La charge de la preuve est sur les épaules de ceux qui veulent, à partir de l’exemple des apôtres, étendre à d’autres ministères la nécessité de choisir parmi des hommes. On notera d’ailleurs que le ministère le plus directement en ligne avec celui des douze, le ministère d’apôtre dans un sens second (1), compte parmi ses membres remarquables… une femme : Junia (Ro 16) !
Avons-nous un terrain plus solide pour point de départ de notre herméneutique ?
Oui… et non !
Oui, car en affirmant que Jésus doit être notre point de départ (les évangiles et non les épîtres de Paul) et notre point de référence (la venue du royaume en sa personne et non l’ordre de la création) nous voyons que Jésus n’a fait aucune distinction (qui soit en dehors des conventions de son époque) entre les hommes et les femmes. Tous et toutes sont appelés à faire partie de ce peuple nouveau et à annoncer la bonne nouvelle du royaume de Dieu. À chaque étape de la vie et du ministère de Jésus des femmes ont pris la parole pour rendre témoignage à sa vie et à son œuvre.

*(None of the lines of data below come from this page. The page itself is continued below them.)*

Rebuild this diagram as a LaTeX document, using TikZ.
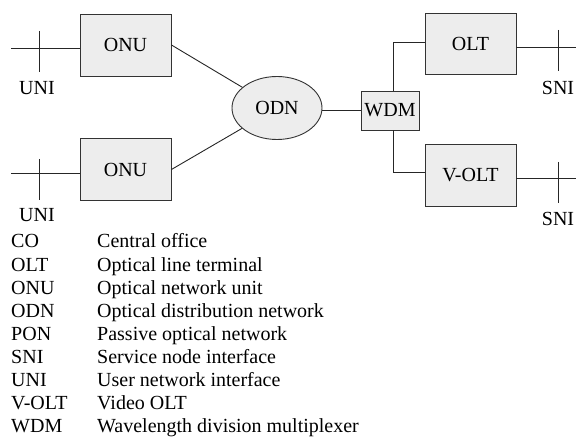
\documentclass[tikz,border=0pt]{standalone}
\usepackage{fontspec}
\setmainfont{Liberation Serif}
\usetikzlibrary{shapes.geometric}
\begin{document}
\begin{tikzpicture}[x=1pt, y=-1pt,
        box/.style={draw=black!80, fill=black!7, line width=0.9pt, inner sep=0pt, font=\fontsize{20}{24}\selectfont},
        wire/.style={draw=black!85, line width=0.9pt},
        label_node/.style={font=\fontsize{20}{24}\selectfont, inner sep=0pt},
        legend/.style={font=\fontsize{20}{24}\selectfont, inner sep=0pt, anchor=base west}
    ]
    \useasboundingbox (0,0) rectangle (576,438);

    % Blocchi
    \node[box, minimum width=91pt, minimum height=62pt] (onuA) at (125.5,45) {ONU};
    \node[box, minimum width=91pt, minimum height=62pt] (onuB) at (125.5,169.5) {ONU};
    \node[box, ellipse, minimum width=90pt, minimum height=63pt] (odn) at (277,108) {ODN};
    \node[box, minimum width=58pt, minimum height=39pt] (wdm) at (390,110.5) {WDM};
    \node[box, minimum width=91pt, minimum height=61pt] (olt) at (470.5,43.5) {OLT};
    \node[box, minimum width=91pt, minimum height=62pt] (volt) at (470.5,175) {V-OLT};

    % Interfacce UNI
    \coordinate (uniA) at (11,48);
    \coordinate (uniB) at (11,173);
    \draw[wire] (uniA) -- (uniA -| onuA.west);
    \draw[wire] (39,31) -- (39,72);
    \node[label_node] (uniAlab) at (37,88) {UNI};
    \draw[wire] (uniB) -- (uniB -| onuB.west);
    \draw[wire] (39,159) -- (39,200);
    \node[label_node] (uniBlab) at (37,215) {UNI};

    % Collegamenti ottici
    \draw[wire] (onuA.east) -- (odn);
    \draw[wire] (onuB.east) -- (odn);
    \draw[wire] (odn.east |- wdm.west) -- (wdm.west);
    \coordinate (wdmT) at ([xshift=3pt]wdm.north);
    \coordinate (wdmB) at ([xshift=3pt]wdm.south);
    \draw[wire] (wdmT) |- ([yshift=1.5pt]olt.west);
    \draw[wire] (wdmB) |- ([yshift=3pt]volt.west);

    % Interfacce SNI
    \coordinate (sniA) at (576,47);
    \coordinate (sniB) at (576,178);
    \draw[wire] (olt.east |- sniA) -- (sniA);
    \draw[wire] (558,30) -- (558,71);
    \node[label_node] (sniAlab) at (558,88) {SNI};
    \draw[wire] (volt.east |- sniB) -- (sniB);
    \draw[wire] (558,162) -- (558,203);
    \node[label_node] (sniBlab) at (558,219) {SNI};

    % Legenda
    \foreach \abbr/\desc [count=\i from 0] in {CO/Central office, OLT/Optical line terminal,
        ONU/Optical network unit, ODN/Optical distribution network,
        PON/Passive optical network, SNI/Service node interface,
        UNI/User network interface, V-OLT/Video OLT,
        WDM/Wavelength division multiplexer} {
        \node[legend] (abbr\i) at (11,248+23.1*\i) {\abbr};
        \node[legend] (desc\i) at (97,248+23.1*\i) {\desc};
    }
\end{tikzpicture}
\end{document}
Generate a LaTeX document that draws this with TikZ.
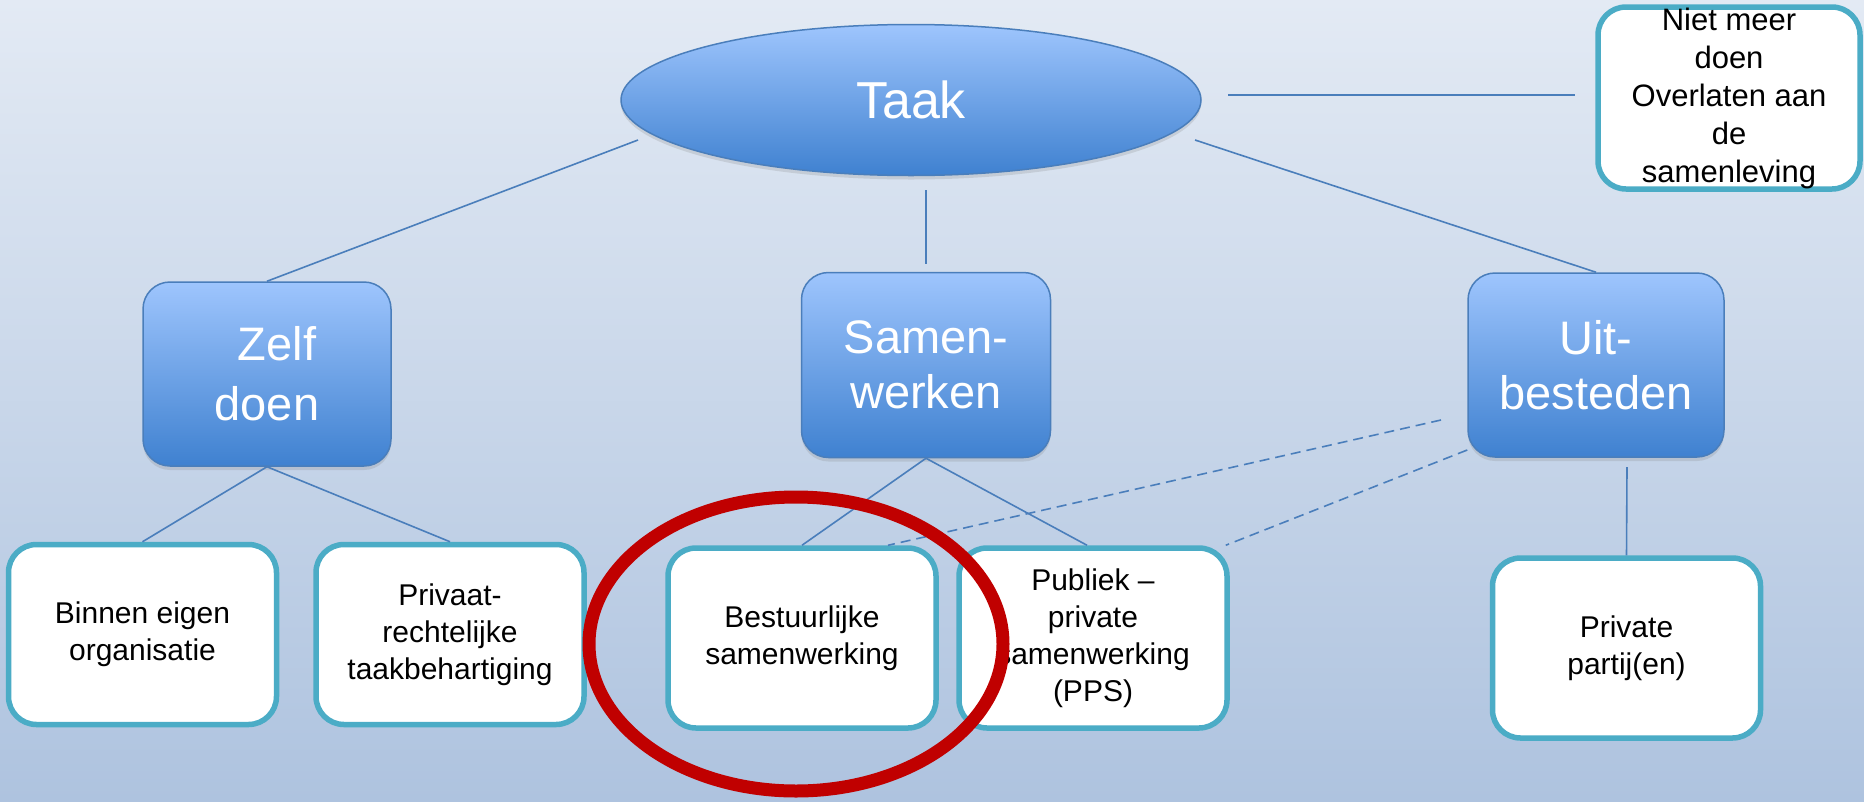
\documentclass[tikz,border=0pt]{standalone}
\usepackage{fontspec}
\setmainfont{Liberation Sans}
\usetikzlibrary{shapes.geometric,shadows}
\definecolor{bgtop}{HTML}{E3EAF4}
\definecolor{bgbot}{HTML}{AEC3DF}
\definecolor{bluetop}{HTML}{9EC5FD}
\definecolor{bluebot}{HTML}{3F81D0}
\definecolor{blueedge}{HTML}{4A7EBB}
\definecolor{tealedge}{HTML}{4BACC6}
\definecolor{linecol}{HTML}{4A7EBB}
\definecolor{redring}{HTML}{C00000}
\tikzset{
  softshadow/.style={drop shadow={shadow xshift=0pt, shadow yshift=-4pt, opacity=0.22}},
  bluebox/.style={rounded corners=27pt, draw=blueedge, line width=1.5pt,
    top color=bluetop, bottom color=bluebot, text=white, align=center,
    inner sep=0pt, font=\fontsize{47}{55}\selectfont, softshadow},
  whitebox/.style={rounded corners=28pt, draw=tealedge, line width=5.5pt,
    fill=white, minimum width=268pt, minimum height=180pt, align=center,
    inner sep=0pt, font=\fontsize{30}{37}\selectfont},
  link/.style={draw=linecol, line width=1.6pt},
  dlink/.style={link, dash pattern=on 10pt off 6pt},
}
\begin{document}
\begin{tikzpicture}[x=1pt,y=-1pt]
\useasboundingbox (0,0) rectangle (1864,801);
\shade[top color=bgtop, bottom color=bgbot] (0,0) rectangle (1864,801);

% top
\node[ellipse, draw=blueedge, line width=1.5pt, top color=bluetop, bottom color=bluebot,
      minimum width=580pt, minimum height=151pt, inner sep=0pt, text=white,
      font=\fontsize{52}{60}\selectfont, softshadow] (taak) at (911,100) {Taak};
\node[whitebox, minimum width=262pt, minimum height=182pt,
      font=\fontsize{31}{38}\selectfont] (niet) at (1729,98)
      {Niet meer\\doen\\Overlaten aan\\de\\samenleving};

% middle level
\node[bluebox, minimum width=248pt, minimum height=184pt,
      font=\fontsize{47}{60}\selectfont] (zelf) at (267,374) {\hspace*{20pt}Zelf\\doen};
\node[bluebox, minimum width=249pt, minimum height=185pt] (samen) at (926,365) {Samen-\\werken};
\node[bluebox, minimum width=256pt, minimum height=184pt] (uit) at (1596,365) {Uit-\\besteden};

% bottom level
\node[whitebox] (binnen) at (142.5,634.5) {Binnen eigen\\organisatie};
\node[whitebox] (privaat) at (450,634.5) {Privaat-\\rechtelijke\\taakbehartiging};
\node[whitebox] (best) at (802,638) {Bestuurlijke\\samenwerking};
\node[whitebox] (publiek) at (1093,638) {Publiek --\\private\\samenwerking\\(PPS)};
\node[whitebox] (private) at (1626.5,648) {Private\\partij(en)};

% free ends
\coordinate (tl) at (638,140);
\coordinate (tm1) at (926,190);
\coordinate (tm2) at (926,264);
\coordinate (tr) at (1195,140);
\coordinate (tn1) at (1228,95);
\coordinate (tn2) at (1575,95);
\coordinate (d1) at (1441,420);
\coordinate (u1) at (1627,467);

% connectors
\draw[link] (tl) -- (zelf.north);
\draw[link] (tm1) -- (tm2);
\draw[link] (tr) -- (uit.north);
\draw[link] (tn1) -- (tn2);
\draw[link] (zelf.south) -- (binnen.north);
\draw[link] (zelf.south) -- (privaat.north);
\draw[link] (samen.south) -- (best.north);
\draw[link] (samen.south) -- ([xshift=-6pt]publiek.north);
\draw[link] (u1) -- (private.north);
\draw[dlink] (d1) -- ([xshift=86pt]best.north);
\draw[dlink] ([yshift=-85pt]uit.west) -- ([xshift=-4pt]publiek.north east);

% highlight ring
\node[ellipse, draw=redring, line width=13pt, minimum width=414pt, minimum height=294pt,
      inner sep=0pt] (ring) at (796,644) {};
\end{tikzpicture}
\end{document}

Non, car demeure un point de contention : la portée du fait que les douze apôtres étaient des hommes. Les complémentariens retiendront cet aspect, même si nous avons vu précédemment que la charge de la preuve a) que la masculinité des apôtres a un sens particulier, et que b) ce sens a des conséquences au-delà des seuls apôtres, leur revient. Vaste chantier…
Patrice A.
Notes :
(1) L’utilisation du terme apôtre semble être plus large chez Paul. À côté de l’apostolat unique des douze avec à leur tête Pierre, il y a les autres apôtres (1 Corinthiens 15:3-7) auxquels Christ est aussi apparu. Au-delà de ce deuxième cercle d’apôtres d’autres, hommes ou femmes, peuvent porter ce titre. Ce sont des envoyés d’Églises, (2 Corinthiens 8:23 et Philippiens 2:25) des collaborateurs de Paul ou des prédicateurs itinérants.